Michael lough michaelklough at sympatico...
Tue May 16 19:05:17 CEST 2006

Eric Larmett said

The concept of interstitial condensation is well known. This is
to occur when the outer face is sealed.


Condensation as a result of warm atmospheric humid air contained within a 
bale wall meeting cooler humid air either as a result of an interstitial 
convection current within the bale wall "circulating" the air (or possibly 
as a result of simple thermal transfer from a warm interior through an 
impermeable interior plaster or stucco to a more humid air space within the 
bale wall ) do both rely on the ability of the outer "skin" of the bale wall 
to wick out moisture during a drying period. I think I have this right.
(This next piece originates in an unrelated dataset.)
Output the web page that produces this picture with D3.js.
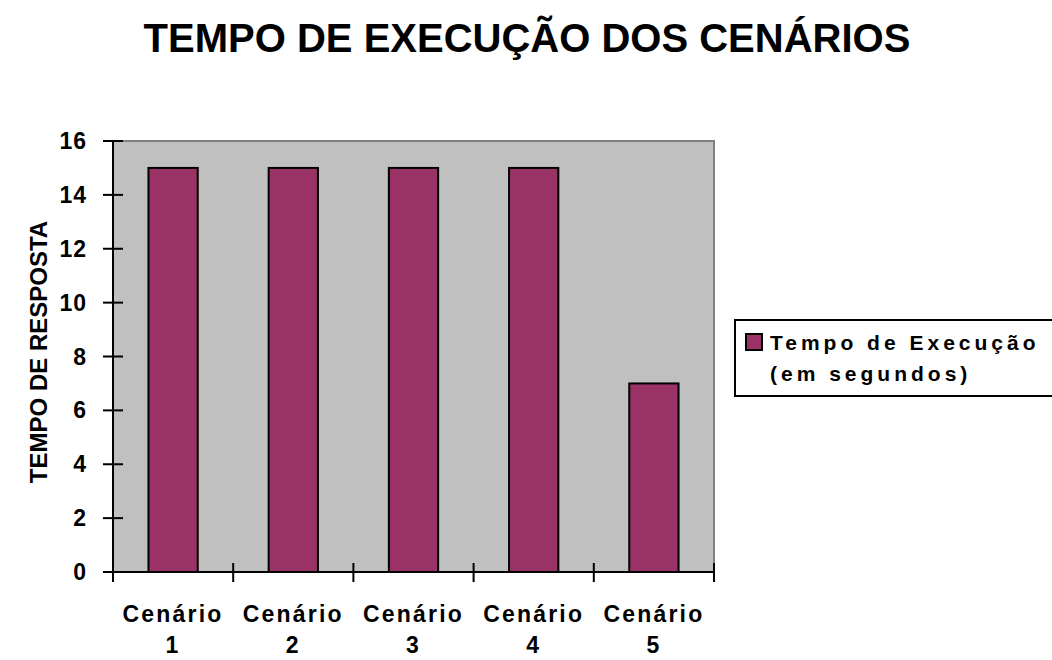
<!DOCTYPE html>
<html lang="pt">
<head>
  <meta charset="UTF-8">
  <title>Tempo de Execução dos Cenários</title>
  <script src="https://d3js.org/d3.v7.min.js"></script>
  <style>
    body { margin: 0; background: #fff; }
    svg text { font-family: "Liberation Sans", Arial, sans-serif; font-weight: bold; fill: #000; }
  </style>
</head>
<body>
  <svg id="chart" width="1052" height="660"></svg>

  <script>
    // Data
    const categories = ["Cenário 1", "Cenário 2", "Cenário 3", "Cenário 4", "Cenário 5"];
    const values = [15, 15, 15, 15, 7];
    const yTicks = [0, 2, 4, 6, 8, 10, 12, 14, 16];
    const seriesName = ["Tempo de Execução", "(em segundos)"];

    const width = 1052, height = 660;
    const plot = { left: 113, right: 714, top: 141, bottom: 572 };

    const svg = d3.select("#chart");

    const x = d3.scaleBand()
      .domain(categories)
      .range([plot.left, plot.right])
      .paddingInner(0.59)
      .paddingOuter(0.295);

    const y = d3.scaleLinear()
      .domain([0, 16])
      .range([plot.bottom, plot.top]);

    // Title
    svg.append("text")
      .attr("x", 527)
      .attr("y", 52)
      .attr("text-anchor", "middle")
      .style("font-size", "40px")
      .text("TEMPO DE EXECUÇÃO DOS CENÁRIOS");

    // Plot area background
    svg.append("rect")
      .attr("x", plot.left)
      .attr("y", plot.top)
      .attr("width", plot.right - plot.left)
      .attr("height", plot.bottom - plot.top)
      .attr("fill", "#c0c0c0");

    // gray top/right frame
    svg.append("path")
      .attr("d", `M${plot.left},${plot.top}H${plot.right}V${plot.bottom}`)
      .attr("fill", "none")
      .attr("stroke", "#808080")
      .attr("stroke-width", 2);

    // Bars
    svg.selectAll("rect.bar")
      .data(values)
      .enter().append("rect")
      .attr("class", "bar")
      .attr("x", (d, i) => x(categories[i]))
      .attr("y", d => y(d))
      .attr("width", x.bandwidth())
      .attr("height", d => y(0) - y(d))
      .attr("fill", "#993366")
      .attr("stroke", "#000")
      .attr("stroke-width", 2);

    // Y axis (ticks cross the line)
    const yAxis = svg.append("g");
    yAxis.append("line")
      .attr("x1", plot.left).attr("x2", plot.left)
      .attr("y1", plot.top).attr("y2", plot.bottom)
      .attr("stroke", "#000").attr("stroke-width", 2);
    yAxis.selectAll("line.tick")
      .data(yTicks)
      .enter().append("line")
      .attr("x1", plot.left - 10).attr("x2", plot.left + 10)
      .attr("y1", d => y(d)).attr("y2", d => y(d))
      .attr("stroke", "#000").attr("stroke-width", 2);
    yAxis.selectAll("text")
      .data(yTicks)
      .enter().append("text")
      .attr("x", 87)
      .attr("y", d => y(d) + 8)
      .attr("text-anchor", "end")
      .style("font-size", "23px")
      .style("letter-spacing", "1px")
      .text(d => d);

    // X axis
    const xAxis = svg.append("g");
    xAxis.append("line")
      .attr("x1", plot.left).attr("x2", plot.right)
      .attr("y1", plot.bottom).attr("y2", plot.bottom)
      .attr("stroke", "#000").attr("stroke-width", 2);
    const bounds = categories.map(c => x(c) - x.step() * x.paddingInner() / 2).concat([plot.right]);
    xAxis.selectAll("line.tick")
      .data(bounds)
      .enter().append("line")
      .attr("x1", d => d).attr("x2", d => d)
      .attr("y1", plot.bottom - 9).attr("y2", plot.bottom + 10)
      .attr("stroke", "#000").attr("stroke-width", 2);
    const labels = xAxis.selectAll("text")
      .data(categories)
      .enter().append("text")
      .attr("text-anchor", "middle")
      .style("font-size", "23px")
      .style("letter-spacing", "2.2px");
    labels.append("tspan")
      .attr("x", d => x(d) + x.bandwidth() / 2)
      .attr("y", 622)
      .text(d => d.split(" ")[0]);
    labels.append("tspan")
      .attr("x", d => x(d) + x.bandwidth() / 2)
      .attr("y", 653)
      .text(d => d.split(" ")[1]);

    // Y axis title
    svg.append("text")
      .attr("transform", "translate(47,352) rotate(-90)")
      .attr("text-anchor", "middle")
      .style("font-size", "24px")
      .text("TEMPO DE RESPOSTA");

    // Legend
    const legend = svg.append("g");
    legend.append("rect")
      .attr("x", 735).attr("y", 320)
      .attr("width", 330).attr("height", 76)
      .attr("fill", "#fff")
      .attr("stroke", "#000").attr("stroke-width", 2);
    legend.append("rect")
      .attr("x", 746).attr("y", 334)
      .attr("width", 16).attr("height", 16)
      .attr("fill", "#993366")
      .attr("stroke", "#000").attr("stroke-width", 2);
    legend.selectAll("text")
      .data(seriesName)
      .enter().append("text")
      .attr("x", 770)
      .attr("y", (d, i) => 350 + i * 31)
      .style("font-size", "21px")
      .style("letter-spacing", "4px")
      .text(d => d);
  </script>
</body>
</html>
It is generally assumed by many that a bale wall will if wetted by rain from 
directly above (through the middle)  that it will not dry out before 
microbial activity begins, it is further assumed by many that a bale wall if 
wetted into the sides of the bale wall  by  up to 4 inches or so will dry 
out if uncoated (or coated with a sufficiently vapour permeable coating like 
Lime/sand only render or earthen plaster) but possibly not or at least not 
sufficiently well enough or quick enough in some regions of the world to  
guarantee that the bale sides will dry to below the around 20  percent 
moisture level  (recognised as the point where microbial activity is going 
to begin) in time.

The central question is of course will the addition of Portland cement to a 
render mix "tip the scale" in some regions (perhaps over a fairly long time 
period ) to creating a less than adequate drying regime and thereby creating 
the circumstances that prelude rot, it could be argued that keeping moisture 
out is as important as letting it out after it has become damp but this does 
not allow for humid interstitial "air simple" to exist within a bale wall 
and for this to be able to be condensed by warmth through an interior 
plastered wall over time and consequently have no means of getting out ( if 
the outside wall is coated with an insufficiently vapour permeable coating 
such as one containing Portland cement).

The idea of rainscreens is not unique in the straw bale world but it is 
recognised that the bales on the outside should still be coated with 
something like earthen or even lime/sand render but then it will  possibly 
not have the thermal efficiency of a thicker coating nor preclude the 
possibility of in bale convection currents still meeting colder humid air at 
the outside edge (dew point)  or further toward the middle (or at the top of 
the bale wall) depending on the geographic location of course.This is an 
inexact science still (part of its "charm" of course) that has not stood the 
test of time (using Portland cement in a mix in the North East of North 
America or perhaps in cooler wetter parts of Europe. Britain comes to mind 
of course.
As far as I understand it has been concluded that Portland cement containing 
render is "allowed and therefore must have been the subject of code approval 
scrutiny in Canada and therefore testing but I have yet to see this and 
therefore I am interested in any research on this subject.